Hope in God; For I shall yet praise Him, The help of my countenance and my God.
On October 15, 2008 10:58 AMAngiewrote... I had to google Churchill and "black dog" to figure out what in the world you were talking about!
Consider another view in praise of grey...from "The Glory of Grey" by Chesterton (from Alarms and Discursions):
"...Against a dark sky all flowers look like fireworks. There is something strange about them, at once vivid and secret, like flowers traced in fire in the phantasmal garden of a witch. A bright blue sky is necessarily the high light of the picture; and its brightness kills all the bright blue flowers. But on a grey day the larkspur looks like fallen heaven; the red daisies are really the red lost eyes of day; and the sunflower is the vice-regent of the sun.

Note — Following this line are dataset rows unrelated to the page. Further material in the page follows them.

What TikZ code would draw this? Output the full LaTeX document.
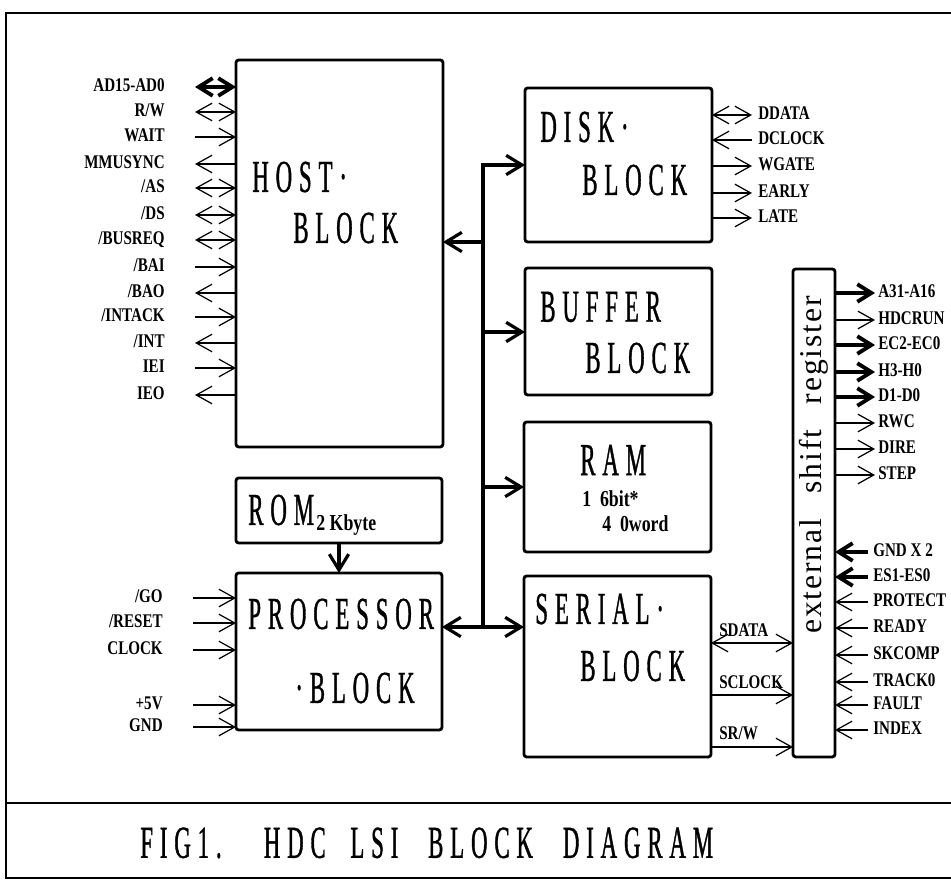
\documentclass[tikz,border=0pt]{standalone}
\usepackage{fontspec}
\setmainfont{Liberation Serif}
\newfontfamily\blockfont[FakeStretch=0.5,LetterSpace=15,FakeBold=0.8]{Liberation Serif}
\newfontfamily\signalfont[FakeStretch=0.78]{Liberation Serif}
\newfontfamily\regfont[LetterSpace=6]{Liberation Serif}
\usetikzlibrary{arrows.meta,positioning,calc}

\begin{document}
\begin{tikzpicture}[
    x=0.02cm, y=-0.02cm,
    every node/.style={inner sep=0pt},
    box/.style={draw, line width=1.6pt, rounded corners=1.5pt, anchor=north west,
                outer sep=0pt, minimum width=3.74cm},
    blocktext/.style={font=\blockfont\fontsize{26}{26}\selectfont, anchor=west},
    subtext/.style={font=\signalfont\bfseries\fontsize{13}{13}\selectfont, anchor=west},
    sigtext/.style={font=\signalfont\bfseries\fontsize{11}{12}\selectfont},
    wire/.style={line width=0.7pt, >={Straight Barb[length=9pt,width=10pt]}},
    fat/.style={line width=2.2pt, >={Straight Barb[length=8pt,width=10pt]}},
    bus/.style={line width=1.8pt, >={Straight Barb[length=9pt,width=11pt]}},
    tipend/.style={wire,->}, tipstart/.style={wire,<-}, tipboth/.style={wire,<->},
    fatend/.style={fat,->}, fatstart/.style={fat,<-}, fatboth/.style={fat,<->}
]
\useasboundingbox (0,0) rectangle (951,882);

% Frame and caption strip
\draw[line width=1.3pt] (951,13) -- (6,13) -- (6,878) -- (951,878);
\draw[line width=1.3pt] (6,803) -- (951,803);
\node[blocktext] (figT) at (140,843)
    {FIG1.\hspace{24pt}HDC\hspace{14pt}LSI\hspace{17pt}BLOCK\hspace{17pt}DIAGRAM};

% Blocks
\node[box, minimum width=4.14cm, minimum height=7.74cm] (host) at (236,60) {};
\node[box, minimum width=4.12cm, minimum height=1.30cm] (rom) at (236,478) {};
\node[box, minimum width=4.12cm, minimum height=3.14cm] (proc) at (236,573) {};
\node[box, minimum height=3.08cm] (disk) at (525,88) {};
\node[box, minimum height=2.54cm] (buffer) at (525,268) {};
\node[box, minimum height=2.60cm] (ram) at (524,422) {};
\node[box, minimum height=3.62cm] (serial) at (524,576) {};
\node[box, minimum width=0.84cm, minimum height=9.76cm] (reg) at (793,269) {};

% Block texts
\node[blocktext] (hostA) at (252,177) {HOST·};
\node[blocktext] (hostB) at (293,228) {BLOCK};
\node[blocktext] (romA)  at (248,510) {ROM};
\node[subtext, anchor=base west] (romB) at (316,530) {2 Kbyte};
\node[blocktext] (procA) at (248,614) {PROCESSOR};
\node[blocktext] (procB) at (295,688) {·BLOCK};
\node[blocktext] (diskA) at (540,127) {DISK·};
\node[blocktext] (diskB) at (582,180) {BLOCK};
\node[blocktext] (bufA)  at (540,307) {BUFFER};
\node[blocktext] (bufB)  at (585,358) {BLOCK};
\node[blocktext] (ramA)  at (580,460) {RAM};
\node[subtext] (ramB) at (582,499) {1\hspace{5pt}6bit*};
\node[subtext] (ramC) at (602,524) {4\hspace{5pt}0word};
\node[blocktext] (serA)  at (535,609) {SERIAL·};
\node[blocktext] (serB)  at (580,666) {BLOCK};
\node[rotate=90, font=\regfont\fontsize{18}{18}\selectfont] (regT) at (814,465)
    {external\hspace{0.8em}shift\hspace{0.8em}register};

% Internal bus
\coordinate (jtop)  at (483,165);
\coordinate (jhost) at (483,242);
\coordinate (jbuf)  at (483,332);
\coordinate (jram)  at (483,487);
\coordinate (jproc) at (483,627);
\draw[bus,->] (jproc) -- (jtop) -- (jtop -| disk.west);
\draw[bus,->] (jhost) -- (jhost -| host.east);
\draw[bus,->] (jbuf) -- (jbuf -| buffer.west);
\draw[bus,->] (jram) -- (jram -| ram.west);
\draw[bus,<->] (jproc -| proc.east) -- (jproc -| serial.west);
\draw[bus,->] (rom.south) -- (proc.north);

% Host interface
\foreach \yy/\txt/\kind [count=\i] in {87/AD15-AD0/fatboth, 112/{R/W}/tipboth,
    137/WAIT/tipend, 164/MMUSYNC/tipstart, 188/{/AS}/tipboth, 215/{/DS}/tipboth,
    240/{/BUSREQ}/tipboth, 267/{/BAI}/tipend, 293/{/BAO}/tipstart,
    317/{/INTACK}/tipend, 343/{/INT}/tipstart, 368/IEI/tipend, 395/IEO/tipstart}{
  \node[sigtext, anchor=mid east] (hsig\i) at (165,\yy) {\txt};
  \coordinate (hend\i) at (195,\yy);
  \draw[\kind] (hend\i) -- (hend\i -| host.west);
}

% Processor inputs
\foreach \yy/\txt [count=\i] in {598/{/GO}, 623/{/RESET}, 650/CLOCK, 705/+5V, 727/GND}{
  \node[sigtext, anchor=mid east] (psig\i) at (163,\yy) {\txt};
  \coordinate (pend\i) at (193,\yy);
  \draw[tipend] (pend\i) -- (pend\i -| proc.west);
}

% Disk interface
\foreach \yy/\txt/\kind [count=\i] in {115/DDATA/tipboth, 140/DCLOCK/tipstart,
    166/WGATE/tipend, 193/EARLY/tipend, 218/LATE/tipend}{
  \coordinate (dend\i) at (752,\yy);
  \node[sigtext, anchor=mid west] (dsig\i) at (758,\yy) {\txt};
  \draw[\kind] (dend\i -| disk.east) -- (dend\i);
}

% Serial to shift register
\coordinate (sdat) at (750,643);
\coordinate (sclk) at (750,695);
\coordinate (srw)  at (750,747);
\draw[tipboth] (sdat -| serial.east) -- (sdat -| reg.west);
\draw[tipend] (sclk -| serial.east) -- (sclk -| reg.west);
\draw[tipend] (srw -| serial.east) -- (srw -| reg.west);
\node[sigtext, anchor=base west] (sdatT) at (719,636) {SDATA};
\node[sigtext, anchor=base west] (sclkT) at (719,688) {SCLOCK};
\node[sigtext, anchor=base west] (srwT)  at (719,739) {SR/W};

% Shift register outputs
\foreach \yy/\txt/\kind [count=\i] in {293/A31-A16/fatend, 320/HDCRUN/tipend,
    345/EC2-EC0/fatend, 372/H3-H0/fatend, 397/D1-D0/fatend, 423/RWC/tipend,
    449/DIRE/tipend, 475/STEP/tipend}{
  \coordinate (oend\i) at (875,\yy);
  \node[sigtext, anchor=mid west] (osig\i) at (878,\yy) {\txt};
  \draw[\kind] (oend\i -| reg.east) -- (oend\i);
}

% Shift register inputs
\foreach \yy/\txt/\kind [count=\i] in {552/GND X 2/fatstart, 577/ES1-ES0/fatstart,
    602/PROTECT/tipstart, 628/READY/tipstart, 655/SKCOMP/tipstart,
    682/TRACK0/tipstart, 705/FAULT/tipstart, 730/INDEX/tipstart}{
  \coordinate (iend\i) at (868,\yy);
  \node[sigtext, anchor=mid west] (isig\i) at (873,\yy) {\txt};
  \draw[\kind] (iend\i -| reg.east) -- (iend\i);
}

\end{tikzpicture}
\end{document}
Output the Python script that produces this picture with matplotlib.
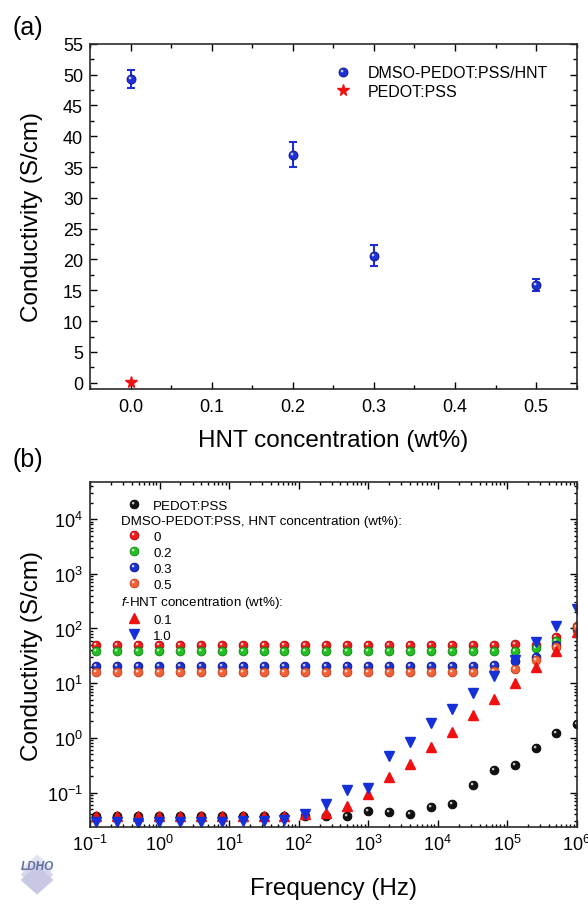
import numpy as np
import matplotlib
matplotlib.use("Agg")
import matplotlib.pyplot as plt
from matplotlib.lines import Line2D
from matplotlib.path import Path
from matplotlib.patches import Polygon

plt.rcParams['font.family'] = ['Liberation Sans', 'DejaVu Sans']
plt.rcParams['mathtext.fontset'] = 'custom'
plt.rcParams['mathtext.rm'] = 'Liberation Sans'
plt.rcParams['mathtext.it'] = 'Liberation Sans:italic'
plt.rcParams['mathtext.bf'] = 'Liberation Sans:bold'
plt.rcParams['xtick.direction'] = 'in'
plt.rcParams['ytick.direction'] = 'in'
plt.rcParams['axes.edgecolor'] = '#2b2b2b'

# (a) conductivity vs HNT loading
hnt = [0.0, 0.2, 0.3, 0.5]
sigma = [49.3, 37.0, 20.6, 15.9]
sigma_err = [1.45, 2.0, 1.7, 1.0]
pedot_x = [0.0]
pedot_y = [0.1]

# (b) conductivity vs frequency
freq = [0.122, 0.244, 0.488, 0.977, 1.95, 3.91, 7.81, 15.6, 31.3, 62.5,
        125, 250, 500, 1000, 2000, 4000, 8000, 16000, 32000, 64000,
        128000, 256000, 512000, 1024000]
pedot_pss = [0.038, 0.038, 0.038, 0.038, 0.038, 0.038, 0.038, 0.038, 0.038, 0.038,
             0.037, 0.037, 0.037, 0.046, 0.045, 0.041, 0.054, 0.063, 0.138, 0.258,
             0.32, 0.667, 1.21, 1.8]
dmso_00 = [50.5, 50.5, 50.5, 50.5, 50.5, 50.5, 50.5, 50.5, 50.5, 50.5,
           50.5, 50.5, 50.5, 50.5, 50.5, 50.5, 50.5, 50.5, 50.5, 50.5,
           52, 50, 70, 110]
dmso_02 = [38, 38, 38, 38, 38, 38, 38, 38, 38, 38,
           38, 38, 38, 38, 38, 38, 38, 38, 38, 38,
           39, 44, 60, 95]
dmso_03 = [20.8, 20.8, 20.8, 20.8, 20.8, 20.8, 20.8, 20.8, 20.8, 20.8,
           20.8, 20.8, 20.8, 20.8, 20.8, 20.8, 20.8, 20.8, 20.8, 21.5,
           25, 30, 50, 100]
dmso_05 = [16.3, 16.3, 16.3, 16.3, 16.3, 16.3, 16.3, 16.3, 16.3, 16.3,
           16.3, 16.3, 16.3, 16.3, 16.3, 16.3, 16.3, 16.3, 16.3, 17,
           18.5, 27, 45, 105]
fhnt_01 = [0.038, 0.038, 0.038, 0.038, 0.038, 0.038, 0.038, 0.038, 0.038, 0.038,
           0.040, 0.043, 0.058, 0.096, 0.19, 0.33, 0.68, 1.31, 2.6, 5.2,
           10.2, 20.2, 39, 87]
fhnt_10 = [0.029, 0.029, 0.028, 0.029, 0.029, 0.029, 0.029, 0.030, 0.030, 0.031,
           0.041, 0.063, 0.113, 0.12, 0.47, 0.85, 1.87, 3.34, 6.5, 13.6,
           26.8, 56, 110, 224]

# petit reflet blanc pour faire des "boules" facon Origin
c = Path.circle((-0.32, 0.32), 0.3)
hl_path = Path(np.vstack([c.vertices, [[1, 1], [-1, -1]]]),
               np.concatenate([c.codes, [Path.MOVETO, Path.MOVETO]]))


def sphere(ax, x, y, color, edge, ms, label=None):
    m, = ax.plot(x, y, 'o', ms=ms, mfc=color, mec=edge, mew=0.6, ls='none', label=label)
    h, = ax.plot(x, y, marker=hl_path, ms=ms, mfc='white', mec='none', alpha=0.75, ls='none')
    return (m, h)


fig = plt.figure(figsize=(5.88, 9.12), dpi=100)
ax1 = fig.add_axes([0.1531, 0.5724, 0.8277, 0.3786])
ax2 = fig.add_axes([0.1531, 0.0918, 0.8277, 0.3783])

# ---- (a)
blue = '#1f2fd8'
ax1.errorbar(hnt, sigma, yerr=sigma_err, fmt='none', ecolor=blue, elinewidth=1.5, capsize=3, capthick=1.5)
h_dmso = sphere(ax1, hnt, sigma, blue, '#0a1580', 6.5)
h_star, = ax1.plot(pedot_x, pedot_y, '*', ms=8.5, color='#f01010', mec='#f01010', ls='none')
ax1.set_xlim(-0.05, 0.55)
ax1.set_ylim(-1, 55)
ax1.set_xticks([0.0, 0.1, 0.2, 0.3, 0.4, 0.5])
ax1.set_xticks(np.arange(-0.05, 0.56, 0.05), minor=True)
ax1.set_yticks(range(0, 56, 5))
ax1.set_yticks(np.arange(0, 55.1, 2.5), minor=True)
ax1.xaxis.set_major_formatter(matplotlib.ticker.FormatStrFormatter('%.1f'))
ax1.tick_params(which='both', top=True, right=True, labelsize=13, width=1, pad=5)
ax1.tick_params(axis='x', which='both', pad=6.5)
ax1.tick_params(which='major', length=5)
ax1.tick_params(which='minor', length=3)
ax1.set_xlabel('HNT concentration (wt%)', fontsize=17.5)
ax1.set_ylabel('Conductivity (S/cm)', fontsize=17.5)
ax1.xaxis.set_label_coords(0.5, -0.115)
ax1.yaxis.set_label_coords(-0.097, 0.5)
ax1.legend([h_dmso, h_star], ['DMSO-PEDOT:PSS/HNT', 'PEDOT:PSS'], loc='upper left',
           bbox_to_anchor=(0.5, 0.937), frameon=False, fontsize=11.5, handlelength=1.2,
           handletextpad=0.98, labelspacing=0.2, borderpad=0, borderaxespad=0)
for s in ax1.spines.values():
    s.set_linewidth(1.2)

# ---- (b)
h_pe = sphere(ax2, freq, pedot_pss, '#111111', '#000000', 6.3)
h0 = sphere(ax2, freq, dmso_00, '#ee1c1c', '#b00000', 6.3)
h2 = sphere(ax2, freq, dmso_02, '#22c022', '#0d800d', 6.3)
h3 = sphere(ax2, freq, dmso_03, '#1c2fd0', '#0a1580', 6.3)
h5 = sphere(ax2, freq, dmso_05, '#f26238', '#c03a18', 6.3)
h_up, = ax2.plot(freq, fhnt_01, '^', ms=6.5, color='#f01010', mec='#f01010', ls='none')
h_dn, = ax2.plot(freq, fhnt_10, 'v', ms=6.5, color='#1530d8', mec='#1530d8', ls='none')
ax2.set_xscale('log')
ax2.set_yscale('log')
ax2.set_xlim(1e-1, 1e6)
ax2.set_ylim(0.0233, 4.7e4)
ax2.xaxis.set_major_locator(matplotlib.ticker.LogLocator(base=10, numticks=20))
ax2.xaxis.set_minor_locator(matplotlib.ticker.LogLocator(base=10, subs=np.arange(2, 10), numticks=20))
ax2.yaxis.set_major_locator(matplotlib.ticker.LogLocator(base=10, numticks=20))
ax2.yaxis.set_minor_locator(matplotlib.ticker.LogLocator(base=10, subs=np.arange(2, 10), numticks=20))
ax2.yaxis.set_minor_formatter(matplotlib.ticker.NullFormatter())
ax2.xaxis.set_minor_formatter(matplotlib.ticker.NullFormatter())
ax2.tick_params(which='both', top=True, right=True, labelsize=13, width=1, pad=5)
ax2.tick_params(which='major', length=5)
ax2.tick_params(which='minor', length=2.5)
ax2.set_xlabel('Frequency (Hz)', fontsize=17.5)
ax2.set_ylabel('Conductivity (S/cm)', fontsize=17.5)
ax2.xaxis.set_label_coords(0.5, -0.145)
ax2.yaxis.set_label_coords(-0.097, 0.5)
for s in ax2.spines.values():
    s.set_linewidth(1.2)

blank = Line2D([], [], ls='none')
handles = [h_pe, blank, h0, h2, h3, h5, blank, h_up, h_dn]
labels = ['PEDOT:PSS', 'DMSO-PEDOT:PSS, HNT concentration (wt%):', '0', '0.2', '0.3', '0.5',
          '$f$-HNT concentration (wt%):', '0.1', '1.0']
leg = ax2.legend(handles, labels, loc='upper left', bbox_to_anchor=(0.0744, 0.951),
                 frameon=False, fontsize=9.6, handlelength=1.2, handletextpad=0.83,
                 labelspacing=0.26, borderpad=0, borderaxespad=0)
# les titres de groupe sont decales vers la gauche
for i in (1, 6):
    leg.get_texts()[i].set_position((-32.6, 0))

fig.text(0.022, 0.969, '(a)', fontsize=18, va='center', ha='left')
fig.text(0.022, 0.496, '(b)', fontsize=18, va='center', ha='left')

# logo en bas a gauche
for k, col in enumerate(['#e4e4f2', '#d6d6ec', '#c8c8e4']):
    dy = -0.006 * k
    fig.patches.append(Polygon([[0.035, 0.046 + dy], [0.063, 0.062 + dy], [0.091, 0.046 + dy], [0.063, 0.030 + dy]],
                               closed=True, transform=fig.transFigure, fc=col, ec='none', zorder=0))
fig.text(0.063, 0.049, 'LDHO', fontsize=8.5, style='italic', weight='bold', color='#6070a0',
         ha='center', va='center')

fig.savefig('out.png', dpi=100)
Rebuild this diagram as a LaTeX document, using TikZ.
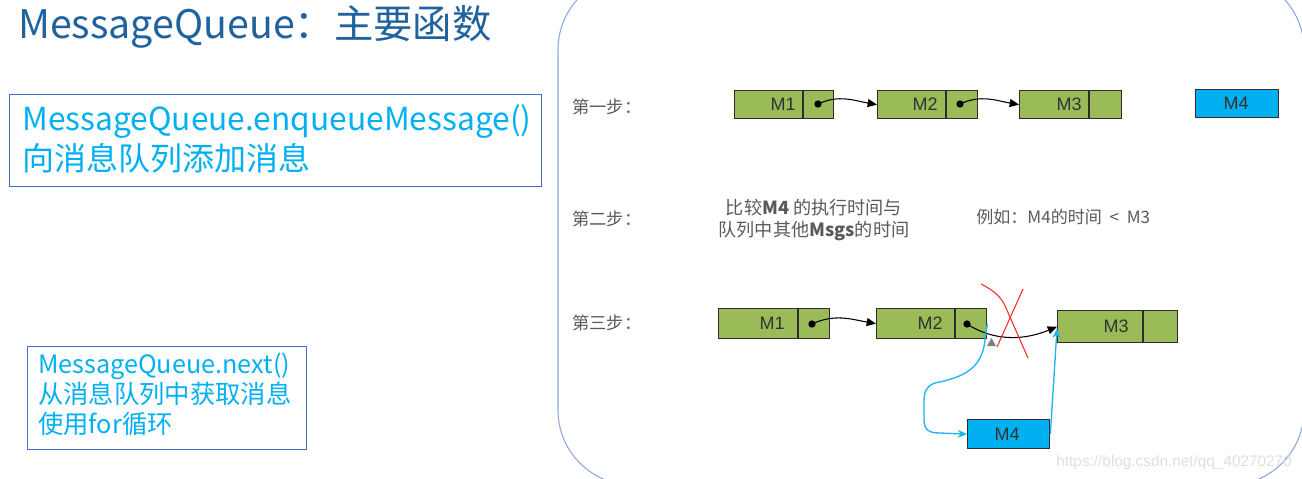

"Lastly, there is this value about the colour that men call colourless; that it suggests in some way the mixed and troubled average of existence, especially in its quality of strife and expectation and promise. Grey is a colour that always seems on the eve of changing to some other colour; of brightening into blue or blanching into white or bursting into green and gold. So we may be perpetually reminded of the indefinite hope that is in doubt itself; and when there is grey weather in our hills or grey hairs in our heads, perhaps they may still remind us of the morning."